Critics of the big tech companies are often told, “If you don’t like the company, don’t use its products.” My takeaway from the experiment was that it’s not possible to do that. It’s not just the products and services branded with the big tech giant’s name. It’s that these companies control a thicket of more obscure products and services that are hard to untangle from tools we rely on for everything we do, from work to getting from point A to point B.

Many people called what I did “digital veganism.” Digital vegans are deliberative about the hardware and software they use and the data they consume and share, because information is power, and increasingly a handful of companies seem to have it all.

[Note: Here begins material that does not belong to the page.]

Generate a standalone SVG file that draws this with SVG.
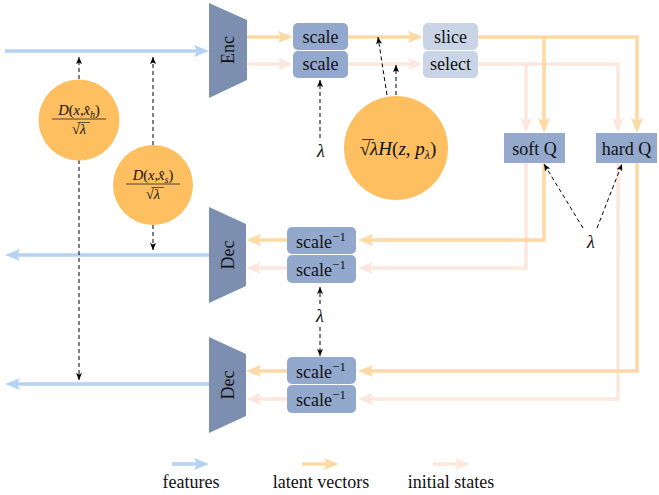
<svg xmlns="http://www.w3.org/2000/svg" width="659" height="495" viewBox="0 0 659 495">
<style>
.t{font-family:"Liberation Serif","Times New Roman",serif;fill:#111;}
.i{font-style:italic;}
.f{stroke:#b4d2f2;stroke-width:3.5;fill:none;}
.l{stroke:#fdd9a3;stroke-width:3.5;fill:none;}
.s{stroke:#fbe7dd;stroke-width:3.5;fill:none;}
.d{stroke:#000;stroke-width:1;stroke-dasharray:4 3;fill:none;marker-end:url(#aK);}
.coder{fill:#7d8fb0;}
.sc{fill:#93a8cd;}
.sl{fill:#cad4e7;}
.q{fill:#94a9cc;}
.c{fill:#fdbf60;}
</style>
<defs>
<marker id="aF" markerUnits="userSpaceOnUse" markerWidth="16" markerHeight="14" refX="3" refY="6" orient="auto"><path d="M0,0 L15,6 L0,12 L3,6 z" fill="#b4d2f2"/></marker>
<marker id="aL" markerUnits="userSpaceOnUse" markerWidth="16" markerHeight="14" refX="3" refY="6" orient="auto"><path d="M0,0 L15,6 L0,12 L3,6 z" fill="#fdd9a3"/></marker>
<marker id="aS" markerUnits="userSpaceOnUse" markerWidth="16" markerHeight="14" refX="3" refY="6" orient="auto"><path d="M0,0 L15,6 L0,12 L3,6 z" fill="#fbe7dd"/></marker>
<marker id="aK" markerUnits="userSpaceOnUse" markerWidth="8" markerHeight="8" refX="7" refY="4" orient="auto-start-reverse"><path d="M0,1 L7,4 L0,7 L1.5,4 z" fill="#000"/></marker>
</defs>

<g id="connectors">
<!-- features -->
<path class="f" d="M5,51 H197" marker-end="url(#aF)"/>
<path class="f" d="M209,255 H17" marker-end="url(#aF)"/>
<path class="f" d="M209,384 H17" marker-end="url(#aF)"/>
<!-- initial states -->
<path class="s" d="M247,64 H281" marker-end="url(#aS)"/>
<path class="s" d="M348,64 H411" marker-end="url(#aS)"/>
<path class="s" d="M478,64 H618 V121" marker-end="url(#aS)"/>
<path class="s" d="M526,64 V121" marker-end="url(#aS)"/>
<path class="s" d="M526,163 V268 H370" marker-end="url(#aS)"/>
<path class="s" d="M618,163 V399 H370" marker-end="url(#aS)"/>
<path class="s" d="M287,268 H258" marker-end="url(#aS)"/>
<path class="s" d="M287,399 H258" marker-end="url(#aS)"/>
<!-- latent -->
<path class="l" d="M247,37 H281" marker-end="url(#aL)"/>
<path class="l" d="M348,37 H411" marker-end="url(#aL)"/>
<path class="l" d="M478,37 H637 V121" marker-end="url(#aL)"/>
<path class="l" d="M544,37 V121" marker-end="url(#aL)"/>
<path class="l" d="M544,163 V240 H370" marker-end="url(#aL)"/>
<path class="l" d="M637,163 V371 H370" marker-end="url(#aL)"/>
<path class="l" d="M287,240 H258" marker-end="url(#aL)"/>
<path class="l" d="M287,371 H258" marker-end="url(#aL)"/>
<!-- dashed -->
<path class="d" d="M79,79 V57"/>
<path class="d" d="M79,160 V380"/>
<path class="d" d="M153,145 V57"/>
<path class="d" d="M153,225 V250"/>
<path class="d" d="M320,138 V80"/>
<path class="d" d="M387,95 L378,37"/>
<path class="d" d="M396,95 V65"/>
<path class="d" d="M320,304 V287"/>
<path class="d" d="M320,327 V356"/>
<path class="d" d="M583,228 L544,164"/>
<path class="d" d="M597,228 L622,164"/>
</g>

<g id="enc"><polygon class="coder" points="209,3 247,20 247,80 209,98"/><text class="t" font-size="18" text-anchor="middle" transform="translate(234,50) rotate(-90)">Enc</text></g>
<g id="dec1"><polygon class="coder" points="209,207 246,224 246,286 209,303"/><text class="t" font-size="18" text-anchor="middle" transform="translate(234,255) rotate(-90)">Dec</text></g>
<g id="dec2"><polygon class="coder" points="209,337 246,354 246,416 209,433"/><text class="t" font-size="18" text-anchor="middle" transform="translate(234,385) rotate(-90)">Dec</text></g>

<g id="scale1"><rect class="sc" x="293" y="23" width="55" height="27" rx="5"/><text class="t" font-size="18" x="320.5" y="43" text-anchor="middle">scale</text></g>
<g id="scale2"><rect class="sc" x="293" y="51" width="55" height="27" rx="5"/><text class="t" font-size="18" x="320.5" y="70" text-anchor="middle">scale</text></g>
<g id="slice"><rect class="sl" x="423" y="23" width="55" height="27" rx="5"/><text class="t" font-size="18" x="450.5" y="43" text-anchor="middle">slice</text></g>
<g id="select"><rect class="sl" x="423" y="51" width="55" height="27" rx="5"/><text class="t" font-size="18" x="450.5" y="70" text-anchor="middle">select</text></g>

<g id="softq"><rect class="q" x="504" y="133" width="61" height="30"/><text class="t" font-size="18" x="534.5" y="155" text-anchor="middle">soft Q</text></g>
<g id="hardq"><rect class="q" x="596" y="133" width="61" height="30"/><text class="t" font-size="18" x="626.5" y="155" text-anchor="middle">hard Q</text></g>

<g id="iscale1"><rect class="sc" x="287" y="227" width="69" height="27" rx="5"/><text class="t" font-size="18" x="321" y="248" text-anchor="middle">scale<tspan font-size="13" dy="-7">−1</tspan></text></g>
<g id="iscale2"><rect class="sc" x="287" y="255" width="69" height="28" rx="5"/><text class="t" font-size="18" x="321" y="276" text-anchor="middle">scale<tspan font-size="13" dy="-7">−1</tspan></text></g>
<g id="iscale3"><rect class="sc" x="287" y="357" width="69" height="27" rx="5"/><text class="t" font-size="18" x="321" y="378" text-anchor="middle">scale<tspan font-size="13" dy="-7">−1</tspan></text></g>
<g id="iscale4"><rect class="sc" x="287" y="385" width="69" height="28" rx="5"/><text class="t" font-size="18" x="321" y="406" text-anchor="middle">scale<tspan font-size="13" dy="-7">−1</tspan></text></g>

<g id="dh"><circle class="c" cx="79" cy="120" r="40.5"/>
<text class="t" font-size="14.5" x="79" y="115" text-anchor="middle"><tspan class="i">D</tspan>(<tspan class="i">x</tspan>,<tspan class="i">x̂</tspan><tspan class="i" font-size="10" dy="3">h</tspan><tspan dy="-3">)</tspan></text>
<line x1="52" y1="119" x2="106" y2="119" stroke="#222" stroke-width="0.8"/>
<text class="t" font-size="14.5" x="79" y="134" text-anchor="middle">√<tspan class="i">λ</tspan></text>
<line x1="77.5" y1="122.5" x2="90" y2="122.5" stroke="#222" stroke-width="0.7"/></g>

<g id="ds"><circle class="c" cx="153" cy="185" r="40"/>
<text class="t" font-size="14.5" x="153" y="180" text-anchor="middle"><tspan class="i">D</tspan>(<tspan class="i">x</tspan>,<tspan class="i">x̂</tspan><tspan class="i" font-size="10" dy="3">s</tspan><tspan dy="-3">)</tspan></text>
<line x1="126" y1="184" x2="180" y2="184" stroke="#222" stroke-width="0.8"/>
<text class="t" font-size="14.5" x="153" y="199" text-anchor="middle">√<tspan class="i">λ</tspan></text>
<line x1="151.5" y1="187.5" x2="164" y2="187.5" stroke="#222" stroke-width="0.7"/></g>

<g id="rate"><circle class="c" cx="396" cy="148" r="52"/>
<text class="t" font-size="19" x="398" y="155" text-anchor="middle">√<tspan class="i">λH</tspan>(<tspan class="i">z</tspan>, <tspan class="i">p</tspan><tspan class="i" font-size="12" dy="4">λ</tspan><tspan dy="-4">)</tspan></text>
<line x1="362" y1="139.5" x2="374" y2="139.5" stroke="#222" stroke-width="0.9"/></g>

<g id="lambdas">
<text class="t i" font-size="18" x="321" y="157" text-anchor="middle">λ</text>
<text class="t i" font-size="18" x="320" y="322" text-anchor="middle">λ</text>
<text class="t i" font-size="18" x="591" y="248" text-anchor="middle">λ</text>
</g>

<g id="legend">
<path class="f" d="M172,464 H197" marker-end="url(#aF)"/>
<path class="l" d="M302,464 H327" marker-end="url(#aL)"/>
<path class="s" d="M433,464 H458" marker-end="url(#aS)"/>
<text class="t" font-size="18" x="191" y="488" text-anchor="middle">features</text>
<text class="t" font-size="18" x="321" y="488" text-anchor="middle">latent vectors</text>
<text class="t" font-size="18" x="451" y="488" text-anchor="middle">initial states</text>
</g>
</svg>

There were two very different types of reaction to the story. Some people said that it proved just how essential these companies are to the American economy and how useful they are to consumers, meaning regulators shouldn’t interfere with them. Others, like Representative Jerrold Nadler, Democrat of New York and ex officio member of the House’s antitrust committee, said at the time that the experiment was proof of their monopolistic power.

“By virtue of controlling essential infrastructure, these companies appear to have the ability to control access to markets,” Mr. Nadler said. “In some basic ways, the problem is not unlike what we faced 130 years ago, when railroads transformed American life — both enabling farmers and producers to access new markets, but also creating a key chokehold that the railroad monopolies could exploit.”

If I were still blocking the tech giants today, I wouldn’t have been able to watch this week’s antitrust hearing online. C-SPAN streamed it live via YouTube, which Google owns.

After the experiment was over, though, I went back to using the companies’ services again, because as it demonstrated, I didn’t really have any other choice.